Problems sending mail to yahoo?

Joe Greco jgreco at ns.sol.net
Sun Apr 13 19:24:44 UTC 2008


> Gak, there isn't even a standard code which means MAILBOX FULL or
> ACCOUNT NOT RECEIVING MAIL other than MAILBOX FULL, maybe by choice,
> maybe non-payment, as specific as a site is comfortable with.
> 
> That's what I mean by standards and at least trying to focus on what
> can be done rather than the endless retelling of what can't be done.

I would have thought it was obvious, but to see this sort of enlightened
ignorance(*) suggests that it isn't:  The current methods of spam filtering
require a certain level of opaqueness.

Having just watched the gory hashing through of how $MEGAISP deals with
filtering on another list, I was amazed that the prevailing stance among
mailbox hosters is that they don't really care about principles, and that
they mostly care about whether or not users complain.

For example, I feel very strongly that if a user signs up for a list, and
then doesn't like it, it isn't the sender's fault, and the mail isn't spam.
Now, if the user revokes permission to mail, and the sender keeps sending,
that's covered as spam under most reasonable definitions, but that's not
what we're talking about here.

To expect senders to have psychic knowledge of what any individual recipient
is or is not going to like is insane.  Yet that's what current expectations
appear to boil down to.

So, on one hand, we have the "filtering by heuristics," which require a
level of opaqueness, because if you respond "567 BODY contained www.sex.com,
mail blocked" to their mail, you have given the spammer feedback to get
around the spam.

And on the other hand, we have the "filtering by statistics," which requires
a large userbase and probably a "This Is Spam" button, where you use a
complaint driven model to reject mail, but this is severely complicated 
because users have also been trained to report as spam any other mail that
they don't want, which definitely includes even things that they've opted
in to.

So you have two opaque components to filtering.  And senders are
deliberately left guessing - is the problem REALLY that a mailbox is full,
or am I getting greylisted in some odd manner?

Filtering stinks.  It is resource-intensive, time-consuming, error-prone,
and pretty much an example of something that is desperately flagging "the
current e-mail system is failing."

You want to define standards?  Let's define some standard for establishing
permission to mail.  If we could solve the permission problem, then the
filtering wouldn't be such a problem, because there wouldn't need to be as
much (or maybe even any).  As a user, I want a way to unambiguously allow
a specific sender to send me things, "spam" filtering be damned.  I also
want a way to retract that permission, and have the mail flow from that
sender (or any of their "affiliates") to stop.

Right now I've got a solution that allows me to do that, but it requires a
significant paradigm change, away from single-e-mail-address.

Addressing "standards" of the sort you suggest is relatively meaningless
in the bigger picture, I think.  Nice, but not that important.

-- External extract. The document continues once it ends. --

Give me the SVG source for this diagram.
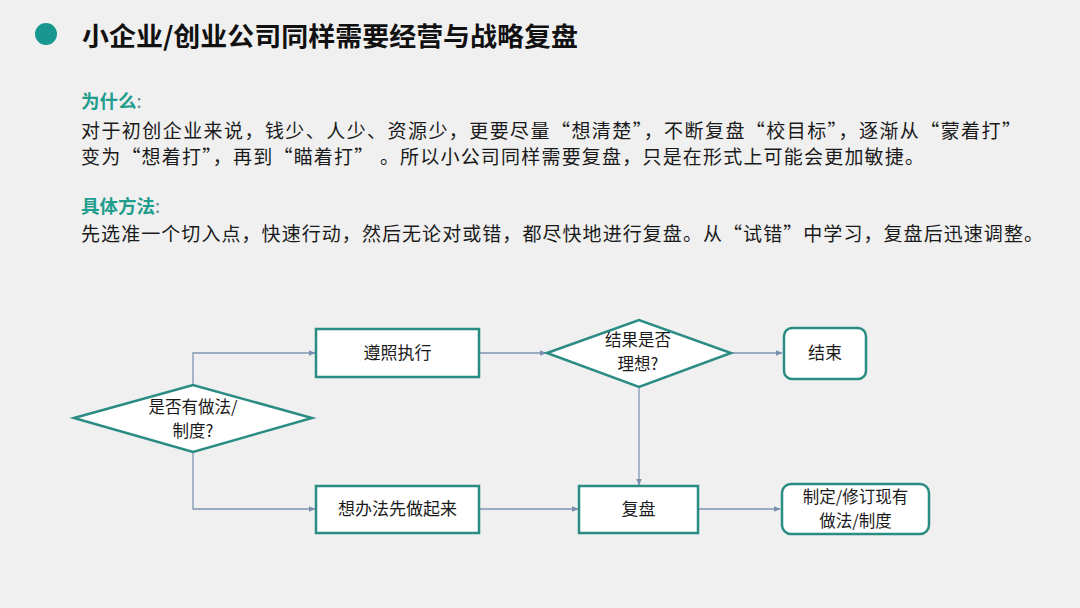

(*) It's enlightened to hope for standards that would allow remote sites
    to have some vague concept of what the problem is.  I respect that.
    It just seems to be at odds with current reality.

> More specific and standardized SMTP failure codes are just one example
> but I think they illustrate the point I'm trying to make.
> 
> Oh yeah here's another (ok maybe somewhere this is written down), how
> about agreeing on contact mailboxes like we did with
> postmaster at domain?

Yeah, like that's actually implemented or useful at a majority of domains.

> Is it abuse at domain or spam at domain or support at domain or
> postmaster at domain (very commonly used) or ???@domain. Who cares? But
> let's pick ONE, stuff it in an RFC or BCP and try to get each other to
> conform to it.

Having defined methods for contacting people OOB would be nice.  IFF (and
often/mostly they don't) anyone cared to actually try to resolve individual
problems.  Don't expect them to want to, because for the most part, they do
not.  Sigh.

... JG
-- 
Joe Greco - sol.net Network Services - Milwaukee, WI - http://www.sol.net
"We call it the 'one bite at the apple' rule. Give me one chance [and] then I
won't contact you again." - Direct Marketing Ass'n position on e-mail spam(CNN)
With 24 million small businesses in the US alone, that's way too many apples.